- _Exercise directions_: Reproduce the listing below word for word, with no pictures.

- _Dataset extract_:
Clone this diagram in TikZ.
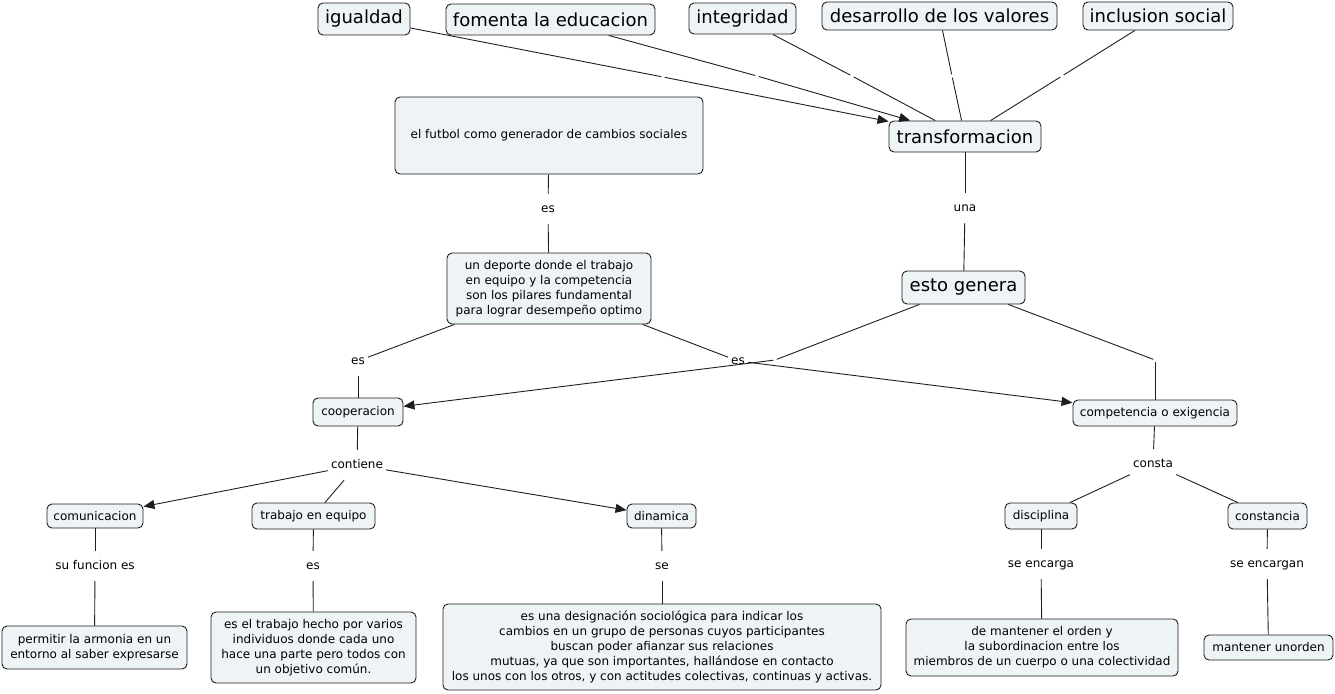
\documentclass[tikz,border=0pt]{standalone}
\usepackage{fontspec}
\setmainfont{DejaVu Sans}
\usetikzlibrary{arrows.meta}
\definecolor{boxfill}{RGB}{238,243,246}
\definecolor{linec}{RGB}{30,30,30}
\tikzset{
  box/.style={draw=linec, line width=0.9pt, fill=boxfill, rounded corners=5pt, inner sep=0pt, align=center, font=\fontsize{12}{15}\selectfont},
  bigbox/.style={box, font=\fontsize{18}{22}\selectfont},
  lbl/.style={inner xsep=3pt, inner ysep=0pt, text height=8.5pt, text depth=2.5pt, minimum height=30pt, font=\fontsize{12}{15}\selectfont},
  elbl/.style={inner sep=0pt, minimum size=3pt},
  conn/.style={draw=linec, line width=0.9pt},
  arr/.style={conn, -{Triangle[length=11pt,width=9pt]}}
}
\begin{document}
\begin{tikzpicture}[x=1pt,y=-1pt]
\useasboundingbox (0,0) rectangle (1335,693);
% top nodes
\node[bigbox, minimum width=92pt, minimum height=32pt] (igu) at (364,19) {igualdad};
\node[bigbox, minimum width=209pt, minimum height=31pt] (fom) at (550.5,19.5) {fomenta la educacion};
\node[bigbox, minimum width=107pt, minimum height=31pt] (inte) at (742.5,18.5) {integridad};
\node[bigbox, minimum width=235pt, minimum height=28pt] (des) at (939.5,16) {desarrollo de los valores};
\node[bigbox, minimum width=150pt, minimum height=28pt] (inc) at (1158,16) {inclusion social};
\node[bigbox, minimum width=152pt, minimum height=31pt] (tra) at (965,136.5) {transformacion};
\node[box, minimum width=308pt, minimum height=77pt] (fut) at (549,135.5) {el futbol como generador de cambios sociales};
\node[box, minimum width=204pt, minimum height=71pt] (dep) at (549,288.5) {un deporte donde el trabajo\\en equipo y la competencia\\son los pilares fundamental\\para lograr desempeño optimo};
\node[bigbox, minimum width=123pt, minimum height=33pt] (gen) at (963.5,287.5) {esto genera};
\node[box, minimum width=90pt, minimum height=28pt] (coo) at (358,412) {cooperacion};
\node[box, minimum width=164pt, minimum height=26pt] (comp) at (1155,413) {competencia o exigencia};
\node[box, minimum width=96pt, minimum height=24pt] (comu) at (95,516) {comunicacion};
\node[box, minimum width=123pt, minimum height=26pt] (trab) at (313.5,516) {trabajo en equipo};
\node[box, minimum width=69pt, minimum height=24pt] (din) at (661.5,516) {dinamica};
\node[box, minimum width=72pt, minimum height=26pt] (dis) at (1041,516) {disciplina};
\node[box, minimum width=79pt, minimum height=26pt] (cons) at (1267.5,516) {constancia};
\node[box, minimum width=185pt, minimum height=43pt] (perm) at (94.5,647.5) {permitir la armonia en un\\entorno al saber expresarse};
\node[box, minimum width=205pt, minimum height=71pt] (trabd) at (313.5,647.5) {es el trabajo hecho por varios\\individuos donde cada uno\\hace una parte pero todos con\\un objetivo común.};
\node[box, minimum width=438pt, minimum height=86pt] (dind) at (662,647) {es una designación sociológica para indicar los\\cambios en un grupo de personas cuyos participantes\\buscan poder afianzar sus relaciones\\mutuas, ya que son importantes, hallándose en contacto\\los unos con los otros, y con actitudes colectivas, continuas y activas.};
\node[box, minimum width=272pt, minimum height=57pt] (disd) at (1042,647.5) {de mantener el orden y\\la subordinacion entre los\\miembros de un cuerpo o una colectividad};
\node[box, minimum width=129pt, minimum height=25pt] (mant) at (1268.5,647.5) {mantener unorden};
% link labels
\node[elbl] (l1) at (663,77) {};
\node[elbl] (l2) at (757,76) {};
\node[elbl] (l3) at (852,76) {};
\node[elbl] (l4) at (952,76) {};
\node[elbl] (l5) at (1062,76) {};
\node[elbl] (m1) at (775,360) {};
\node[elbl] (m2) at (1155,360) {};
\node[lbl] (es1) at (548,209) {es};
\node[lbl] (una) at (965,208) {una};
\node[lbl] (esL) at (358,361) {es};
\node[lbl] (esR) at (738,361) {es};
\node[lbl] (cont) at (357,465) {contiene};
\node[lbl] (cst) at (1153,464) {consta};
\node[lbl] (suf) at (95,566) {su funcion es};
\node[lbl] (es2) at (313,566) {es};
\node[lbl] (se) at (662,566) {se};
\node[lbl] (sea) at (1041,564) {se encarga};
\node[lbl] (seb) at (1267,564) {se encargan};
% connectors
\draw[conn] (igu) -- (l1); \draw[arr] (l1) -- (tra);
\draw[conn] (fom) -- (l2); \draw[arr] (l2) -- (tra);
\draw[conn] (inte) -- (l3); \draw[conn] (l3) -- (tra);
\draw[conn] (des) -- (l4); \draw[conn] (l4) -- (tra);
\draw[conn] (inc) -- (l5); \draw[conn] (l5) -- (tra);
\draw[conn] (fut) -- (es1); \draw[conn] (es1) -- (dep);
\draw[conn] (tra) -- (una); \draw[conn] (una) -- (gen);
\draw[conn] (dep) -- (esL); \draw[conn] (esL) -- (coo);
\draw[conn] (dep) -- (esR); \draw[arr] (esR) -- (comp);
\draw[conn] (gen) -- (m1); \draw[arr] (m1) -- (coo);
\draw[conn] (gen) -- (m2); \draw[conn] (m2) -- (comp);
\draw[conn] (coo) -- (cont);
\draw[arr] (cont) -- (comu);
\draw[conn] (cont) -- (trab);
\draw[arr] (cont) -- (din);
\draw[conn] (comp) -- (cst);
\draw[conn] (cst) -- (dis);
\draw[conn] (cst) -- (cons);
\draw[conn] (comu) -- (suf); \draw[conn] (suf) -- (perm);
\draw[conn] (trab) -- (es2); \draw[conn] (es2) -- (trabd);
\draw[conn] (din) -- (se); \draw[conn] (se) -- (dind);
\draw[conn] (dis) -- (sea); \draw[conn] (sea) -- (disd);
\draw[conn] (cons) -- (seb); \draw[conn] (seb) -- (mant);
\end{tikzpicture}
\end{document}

- _Output for this task_:
Clone this diagram in TikZ.
\documentclass[tikz,border=0pt]{standalone}
\usepackage{fontspec}
\setmainfont{DejaVu Sans}
\usetikzlibrary{arrows.meta}
\definecolor{boxfill}{RGB}{238,243,246}
\definecolor{linec}{RGB}{30,30,30}
\tikzset{
  box/.style={draw=linec, line width=0.9pt, fill=boxfill, rounded corners=5pt, inner sep=0pt, align=center, font=\fontsize{12}{15}\selectfont},
  bigbox/.style={box, font=\fontsize{18}{22}\selectfont},
  lbl/.style={inner xsep=3pt, inner ysep=0pt, text height=8.5pt, text depth=2.5pt, minimum height=30pt, font=\fontsize{12}{15}\selectfont},
  elbl/.style={inner sep=0pt, minimum size=3pt},
  conn/.style={draw=linec, line width=0.9pt},
  arr/.style={conn, -{Triangle[length=11pt,width=9pt]}}
}
\begin{document}
\begin{tikzpicture}[x=1pt,y=-1pt]
\useasboundingbox (0,0) rectangle (1335,693);
% top nodes
\node[bigbox, minimum width=92pt, minimum height=32pt] (igu) at (364,19) {igualdad};
\node[bigbox, minimum width=209pt, minimum height=31pt] (fom) at (550.5,19.5) {fomenta la educacion};
\node[bigbox, minimum width=107pt, minimum height=31pt] (inte) at (742.5,18.5) {integridad};
\node[bigbox, minimum width=235pt, minimum height=28pt] (des) at (939.5,16) {desarrollo de los valores};
\node[bigbox, minimum width=150pt, minimum height=28pt] (inc) at (1158,16) {inclusion social};
\node[bigbox, minimum width=152pt, minimum height=31pt] (tra) at (965,136.5) {transformacion};
\node[box, minimum width=308pt, minimum height=77pt] (fut) at (549,135.5) {el futbol como generador de cambios sociales};
\node[box, minimum width=204pt, minimum height=71pt] (dep) at (549,288.5) {un deporte donde el trabajo\\en equipo y la competencia\\son los pilares fundamental\\para lograr desempeño optimo};
\node[bigbox, minimum width=123pt, minimum height=33pt] (gen) at (963.5,287.5) {esto genera};
\node[box, minimum width=90pt, minimum height=28pt] (coo) at (358,412) {cooperacion};
\node[box, minimum width=164pt, minimum height=26pt] (comp) at (1155,413) {competencia o exigencia};
\node[box, minimum width=96pt, minimum height=24pt] (comu) at (95,516) {comunicacion};
\node[box, minimum width=123pt, minimum height=26pt] (trab) at (313.5,516) {trabajo en equipo};
\node[box, minimum width=69pt, minimum height=24pt] (din) at (661.5,516) {dinamica};
\node[box, minimum width=72pt, minimum height=26pt] (dis) at (1041,516) {disciplina};
\node[box, minimum width=79pt, minimum height=26pt] (cons) at (1267.5,516) {constancia};
\node[box, minimum width=185pt, minimum height=43pt] (perm) at (94.5,647.5) {permitir la armonia en un\\entorno al saber expresarse};
\node[box, minimum width=205pt, minimum height=71pt] (trabd) at (313.5,647.5) {es el trabajo hecho por varios\\individuos donde cada uno\\hace una parte pero todos con\\un objetivo común.};
\node[box, minimum width=438pt, minimum height=86pt] (dind) at (662,647) {es una designación sociológica para indicar los\\cambios en un grupo de personas cuyos participantes\\buscan poder afianzar sus relaciones\\mutuas, ya que son importantes, hallándose en contacto\\los unos con los otros, y con actitudes colectivas, continuas y activas.};
\node[box, minimum width=272pt, minimum height=57pt] (disd) at (1042,647.5) {de mantener el orden y\\la subordinacion entre los\\miembros de un cuerpo o una colectividad};
\node[box, minimum width=129pt, minimum height=25pt] (mant) at (1268.5,647.5) {mantener unorden};
% link labels
\node[elbl] (l1) at (663,77) {};
\node[elbl] (l2) at (757,76) {};
\node[elbl] (l3) at (852,76) {};
\node[elbl] (l4) at (952,76) {};
\node[elbl] (l5) at (1062,76) {};
\node[elbl] (m1) at (775,360) {};
\node[elbl] (m2) at (1155,360) {};
\node[lbl] (es1) at (548,209) {es};
\node[lbl] (una) at (965,208) {una};
\node[lbl] (esL) at (358,361) {es};
\node[lbl] (esR) at (738,361) {es};
\node[lbl] (cont) at (357,465) {contiene};
\node[lbl] (cst) at (1153,464) {consta};
\node[lbl] (suf) at (95,566) {su funcion es};
\node[lbl] (es2) at (313,566) {es};
\node[lbl] (se) at (662,566) {se};
\node[lbl] (sea) at (1041,564) {se encarga};
\node[lbl] (seb) at (1267,564) {se encargan};
% connectors
\draw[conn] (igu) -- (l1); \draw[arr] (l1) -- (tra);
\draw[conn] (fom) -- (l2); \draw[arr] (l2) -- (tra);
\draw[conn] (inte) -- (l3); \draw[conn] (l3) -- (tra);
\draw[conn] (des) -- (l4); \draw[conn] (l4) -- (tra);
\draw[conn] (inc) -- (l5); \draw[conn] (l5) -- (tra);
\draw[conn] (fut) -- (es1); \draw[conn] (es1) -- (dep);
\draw[conn] (tra) -- (una); \draw[conn] (una) -- (gen);
\draw[conn] (dep) -- (esL); \draw[conn] (esL) -- (coo);
\draw[conn] (dep) -- (esR); \draw[arr] (esR) -- (comp);
\draw[conn] (gen) -- (m1); \draw[arr] (m1) -- (coo);
\draw[conn] (gen) -- (m2); \draw[conn] (m2) -- (comp);
\draw[conn] (coo) -- (cont);
\draw[arr] (cont) -- (comu);
\draw[conn] (cont) -- (trab);
\draw[arr] (cont) -- (din);
\draw[conn] (comp) -- (cst);
\draw[conn] (cst) -- (dis);
\draw[conn] (cst) -- (cons);
\draw[conn] (comu) -- (suf); \draw[conn] (suf) -- (perm);
\draw[conn] (trab) -- (es2); \draw[conn] (es2) -- (trabd);
\draw[conn] (din) -- (se); \draw[conn] (se) -- (dind);
\draw[conn] (dis) -- (sea); \draw[conn] (sea) -- (disd);
\draw[conn] (cons) -- (seb); \draw[conn] (seb) -- (mant);
\end{tikzpicture}
\end{document}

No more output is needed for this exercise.